Officers may request that self-employed applicants show evidence of having researched the Canadian labour market and adopted a realistic plan that would reasonably be expected to lead to self-employment.
However, a formal business plan that would entail unnecessary expense and administrative burden is discouraged.
…
[19]
The Respondent argues that the Applicant relied on an outdated manual. The affidavit of Ms. Burtt makes it clear that section 11 was replaced by something else, that is the PDI, for applications filed after August 2, 2016.
[20]
The Applicant submitted her application on January 23, 2019.
[21]
There was no breach of the doctrine of legitimate expectations or any other breach of procedural fairness.
[22]
The Officer was dissatisfied with the sufficiency of evidence presented by the Applicant to show that she met the requirements under the Regulations. The credibility of the Applicant was not at issue.

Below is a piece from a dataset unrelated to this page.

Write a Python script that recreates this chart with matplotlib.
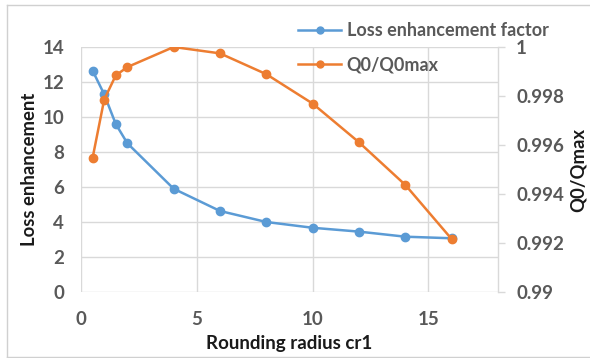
import matplotlib
matplotlib.use("Agg")
import matplotlib.pyplot as plt
from matplotlib.lines import Line2D

# Rounding radius and the two measured quantities
radius = [0.5, 1, 1.5, 2, 4, 6, 8, 10, 12, 14, 16]
loss_enhancement = [12.65, 11.3, 9.6, 8.5, 5.9, 4.63, 4.0, 3.67, 3.45, 3.16, 3.07]
q_ratio = [0.99547, 0.99785, 0.99884, 0.99918, 1.0, 0.99974, 0.99889,
           0.99769, 0.99611, 0.99437, 0.99216]

left_ticks = [0, 2, 4, 6, 8, 10, 12, 14]
right_ticks = [0.99, 0.992, 0.994, 0.996, 0.998, 1.0]
right_tick_labels = ["0.99", "0.992", "0.994", "0.996", "0.998", "1"]
x_ticks = [0, 5, 10, 15]

BLUE = "#5B9BD5"
ORANGE = "#ED7D31"
GRID = "#D9D9D9"
TICK = "#595959"
LABEL = "#1A1A1A"

plt.rcParams["font.family"] = ["Lato", "DejaVu Sans"]
plt.rcParams["font.weight"] = "bold"

W, H = 590, 358
fig = plt.figure(figsize=(W / 100, H / 100), dpi=100)
ax = fig.add_axes([81 / W, 1 - 292 / H, (498 - 81) / W, (292 - 47) / H])
ax2 = ax.twinx()

ax.set_xlim(0, 18)
ax.set_ylim(0, 14)
ax2.set_ylim(0.99, 1.0)

ax.set_xticks(x_ticks)
ax.set_yticks(left_ticks)
ax2.set_yticks(right_ticks)
ax2.set_yticklabels(right_tick_labels)

ax.grid(True, color=GRID, linewidth=1.0)
ax.set_axisbelow(True)
for a in (ax, ax2):
    for s in a.spines.values():
        s.set_visible(False)
ax2.spines["right"].set_visible(True)
ax2.spines["right"].set_color(GRID)
ax2.spines["right"].set_linewidth(1.0)

ax.tick_params(axis="y", length=0, labelsize=13.5, labelcolor=TICK, pad=12)
ax.tick_params(axis="x", length=0, labelsize=13.5, labelcolor=TICK, pad=14)
ax2.tick_params(axis="y", length=5, width=1, color=GRID, labelsize=13.5,
                labelcolor=TICK, pad=8)
for lab in ax.get_xticklabels() + ax.get_yticklabels() + ax2.get_yticklabels():
    lab.set_fontweight("bold")

ax.plot(radius, loss_enhancement, color=BLUE, linewidth=1.8, marker="o",
        markersize=6, zorder=3)
ax2.plot(radius, q_ratio, color=ORANGE, linewidth=1.8, marker="o",
         markersize=6, zorder=3)

ax.set_xlabel("Rounding radius cr1", fontsize=13.5, fontweight="bold",
              color=LABEL, labelpad=5)
ax.set_ylabel("Loss enhancement", fontsize=13.3, fontweight="bold",
              color=LABEL, labelpad=3)
ax2.set_ylabel("Q0/Qmax", fontsize=13.3, fontweight="bold", color=LABEL,
               rotation=90, labelpad=4)

handles = [
    Line2D([], [], color=BLUE, linewidth=1.8, marker="o", markersize=5),
    Line2D([], [], color=ORANGE, linewidth=1.8, marker="o", markersize=5),
]
fig.legend(handles, ["Loss enhancement factor", "Q0/Q0max"],
           loc="upper left", bbox_to_anchor=(298 / W, 1 - 22 / H),
           frameon=False, fontsize=13, labelcolor=TICK,
           handlelength=2.4, handletextpad=0.3, labelspacing=0.95,
           borderaxespad=0, borderpad=0)
for t in fig.legends[0].get_texts():
    t.set_fontweight("bold")

# Light frame around the chart area
for (xs, ys) in [([6.5 / W, 1.0], [1 - 5 / H, 1 - 5 / H]),
                 ([6.5 / W, 6.5 / W], [1 - 5 / H, 1 - 357 / H]),
                 ([6.5 / W, 1.0], [1 - 357 / H, 1 - 357 / H])]:
    fig.add_artist(Line2D(xs, ys, transform=fig.transFigure,
                          color="#D0D0D0", linewidth=1.0))

fig.savefig("out.png", dpi=100)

There was no obligation for the Officer to notify the Applicant of concerns arising from the legislative requirements or to provide an opportunity for her to respond to a deficient application.
[23]
I turn now to the Applicant’s arguments about alleged unreasonable findings of fact.
[24]
The Applicant carries the burden of establishing she meets the definition of “self-employed person.”
[25]
Those arguments attract review on the reasonableness standard.
[26]
I am not persuaded that the Officer failed to consider all the evidence submitted by the Applicant. I am not persuaded that the Officer’s conclusion he was not satisfied that the evidence was sufficient to meet the statutory requirement is unreasonable.
[27]
The Officer did not require the Applicant to submit a business plan and simply assessed the plan she submitted with her application. The Officer was mandated to assess the material submitted by the Applicant and he did so. The decision meets the standard of reasonableness.
[28]
In the result, the application for judicial review is dismissed.
[29]
There is no question for certification arising.